[What the exercise asks]: Your task is to retype, word for word, the lines from the start of the data through the line holding "import plotly.graph_objects as go". Do not include the pictures.

== Data lines

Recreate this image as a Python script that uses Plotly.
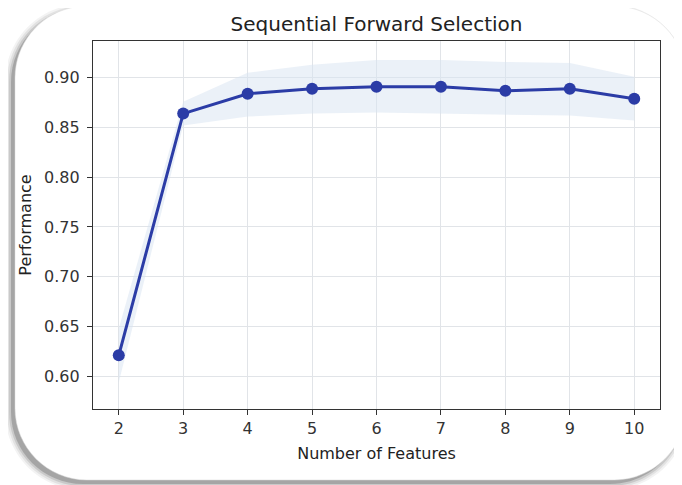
import plotly.graph_objects as go

# ---- data ----
n_features = [2, 3, 4, 5, 6, 7, 8, 9, 10]
performance = [0.621, 0.864, 0.884, 0.889, 0.891, 0.891, 0.887, 0.889, 0.879]
perf_upper = [0.648, 0.876, 0.905, 0.913, 0.918, 0.918, 0.916, 0.915, 0.901]
perf_lower = [0.594, 0.852, 0.861, 0.864, 0.865, 0.864, 0.863, 0.862, 0.857]
y_ticks = [0.60, 0.65, 0.70, 0.75, 0.80, 0.85, 0.90]
y_tick_labels = ["0.60", "0.65", "0.70", "0.75", "0.80", "0.85", "0.90"]

OFF = 8  # page body margin
W, H = 682 - OFF, 485 - OFF
L, R, T, B = 93 - OFF, 660 - OFF, 41 - OFF, 409 - OFF  # plot area in figure pixels
PW, PH = R - L, B - T


def px2paper(x, y):
    # x, y given in window pixels
    x -= OFF
    y -= OFF
    return (x - L) / PW, (B - y) / PH


def rr_path(x0, y0, x1, y1, r):
    k = 0.5523 * r

    def P(x, y):
        a, b = px2paper(x, y)
        return f"{a:.5f},{b:.5f}"

    s = "M" + P(x0 + r, y0)
    s += " L" + P(x1 - r, y0)
    s += " C" + P(x1 - r + k, y0) + " " + P(x1, y0 + r - k) + " " + P(x1, y0 + r)
    s += " L" + P(x1, y1 - r)
    s += " C" + P(x1, y1 - r + k) + " " + P(x1 - r + k, y1) + " " + P(x1 - r, y1)
    s += " L" + P(x0 + r, y1)
    s += " C" + P(x0 + r - k, y1) + " " + P(x0, y1 - r + k) + " " + P(x0, y1 - r)
    s += " L" + P(x0, y0 + r)
    s += " C" + P(x0, y0 + r - k) + " " + P(x0 + r - k, y0) + " " + P(x0 + r, y0)
    s += " Z"
    return s


shapes = []
# soft shadow (offset left/down)
cx0, cy0, cx1, cy1, rad = 15, 6, 686, 480, 72
for grow, op in [(6, 0.07), (4, 0.11), (2, 0.18), (0, 0.32)]:
    shapes.append(dict(type="path", xref="paper", yref="paper", layer="below",
                       path=rr_path(cx0 - 4 - grow, cy0 + 4 - grow, cx1 - 4 + grow, cy1 + 4 + grow, rad + grow),
                       fillcolor=f"rgba(90,90,90,{op})", line=dict(width=0)))
# card
shapes.append(dict(type="path", xref="paper", yref="paper", layer="below",
                   path=rr_path(cx0, cy0, cx1, cy1, rad),
                   fillcolor="white", line=dict(color="rgba(220,220,220,0.5)", width=1)))

fig = go.Figure()
fig.add_trace(go.Scatter(x=n_features, y=perf_upper, mode="lines",
                         line=dict(width=0, color="rgba(0,0,0,0)"),
                         hoverinfo="skip", showlegend=False))
fig.add_trace(go.Scatter(x=n_features, y=perf_lower, mode="lines", fill="tonexty",
                         fillcolor="rgba(215,228,241,0.5)",
                         line=dict(width=0, color="rgba(0,0,0,0)"),
                         hoverinfo="skip", showlegend=False))
fig.add_trace(go.Scatter(x=n_features, y=performance, mode="lines+markers",
                         line=dict(color="#2b3ca6", width=3),
                         marker=dict(color="#2b3ca6", size=12),
                         showlegend=False))

axis_common = dict(showline=True, linecolor="#333333", linewidth=1.3, mirror=True,
                   ticks="outside", ticklen=5, tickwidth=1.2, tickcolor="#333333",
                   showgrid=True, gridcolor="#e1e4e8", gridwidth=1, zeroline=False,
                   tickfont=dict(family="DejaVu Sans", size=16, color="#333333"))

fig.update_layout(
    width=W, height=H,
    margin=dict(l=L, r=W - R, t=T, b=H - B, autoexpand=False),
    paper_bgcolor="white", plot_bgcolor="rgba(0,0,0,0)",
    shapes=shapes,
    title=dict(text="Sequential Forward Selection", x=0.5, xref="paper",
               y=1 - (24 - OFF) / H, yref="container", yanchor="middle",
               font=dict(family="DejaVu Sans", size=20, color="#222222")),
    xaxis=dict(range=[1.6, 10.4], tickvals=n_features, ticktext=[str(v) for v in n_features],
               title=dict(text="Number of Features", standoff=10,
                          font=dict(family="DejaVu Sans", size=16, color="#222222")),
               **axis_common),
    yaxis=dict(range=[0.567, 0.937], tickvals=y_ticks, ticktext=y_tick_labels,
               ticklabelstandoff=4,
               title=dict(text="Performance", standoff=8,
                          font=dict(family="DejaVu Sans", size=16, color="#222222")),
               **axis_common),
)

fig.write_html("out.html")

====

[Task answer]:
Recreate this image as a Python script that uses Plotly.
import plotly.graph_objects as go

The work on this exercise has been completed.